When we got back in contact one year ago I expressed that I was still in love with her. She agreed on us trying, but she couldn’t manage to get physical and said ‘she exhausted herself sexually in the past year.’ I had no idea what to do with this information and was quite bothered with it. She told me she didn’t feel sexually attracted to me at that moment because our relationship was never like that. I didn’t fully understand, because I did (and do) feel sexually attracted despite that. Some weeks after she expressed that she couldn’t manage to feel like she should and that we should stop “dating”. We had kissed once in the meantime. She regrets saying what she said about exhausting herself sexually and says she doesn’t really know what she meant with it, but that she just wanted to give me an answer as to why she couldn’t be intimate with me (yet).

Fast forward eight months and we get to a point of either giving it a serious try, or cutting contact.
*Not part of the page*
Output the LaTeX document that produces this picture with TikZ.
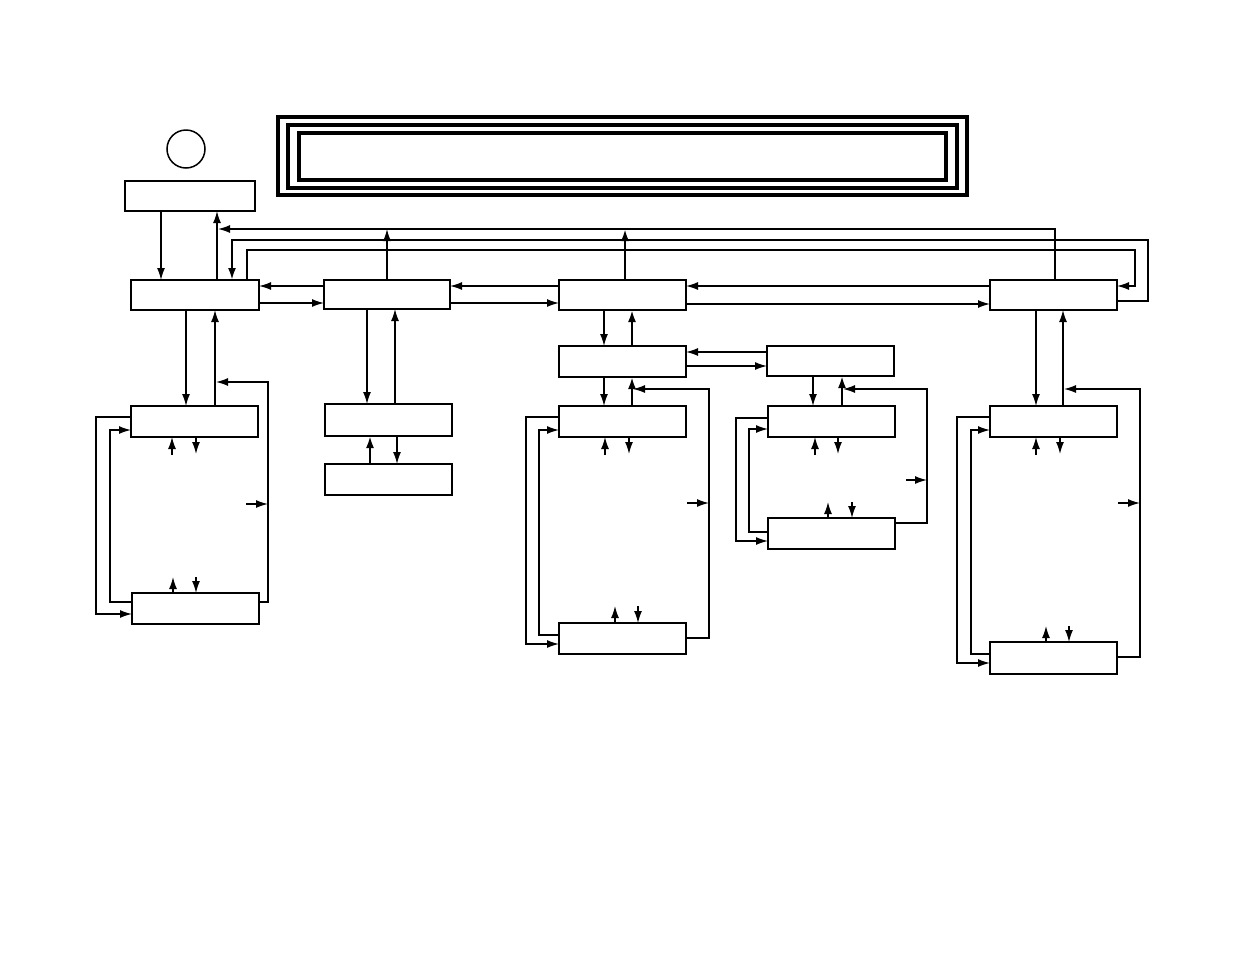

This time she expresses to feel differently, she said she really wants to try. We are two months in at this very moment, but we haven’t been intimate yet, we only kissed twice. She gets upset when I talk about it (granted I have mentioned it too often in the beginning), especially when I mention things were seemingly very different when she was dating others (her private life is none of my business she says), but it just makes me insecure and I don’t know well how to handle what I feel. She says she isn’t interested in sex at this moment, that she doesn’t even masturbate now. She just wants to slowly get closer to me and see if it all feels good.
I can’t help but feel bad about it. When we were broken up she rejected me multiple times (it also wasn’t fair of me to put her in the position where she had to reject me) and said things (like what I mentioned above) that she shouldn’t. We both suspect she is on the spectrum, which explains things a bit.

I want things to work, but I can’t forget the things she said and also stop feeling insecure about her distance sexually. This results in me acting a bit weird at times, which in return makes her annoyed.
Is it “normall” she is taking longer to get comfortable with me due to our past as opposed to someone she randomly met?

Tl;dr: Got back with my [33m] ex 28f] two months ago after being apart for two years. We never had a very sexual relationship and she can’t get intimate with me at this moment. I an worried she just isn’t going to ever be attracted to me that way.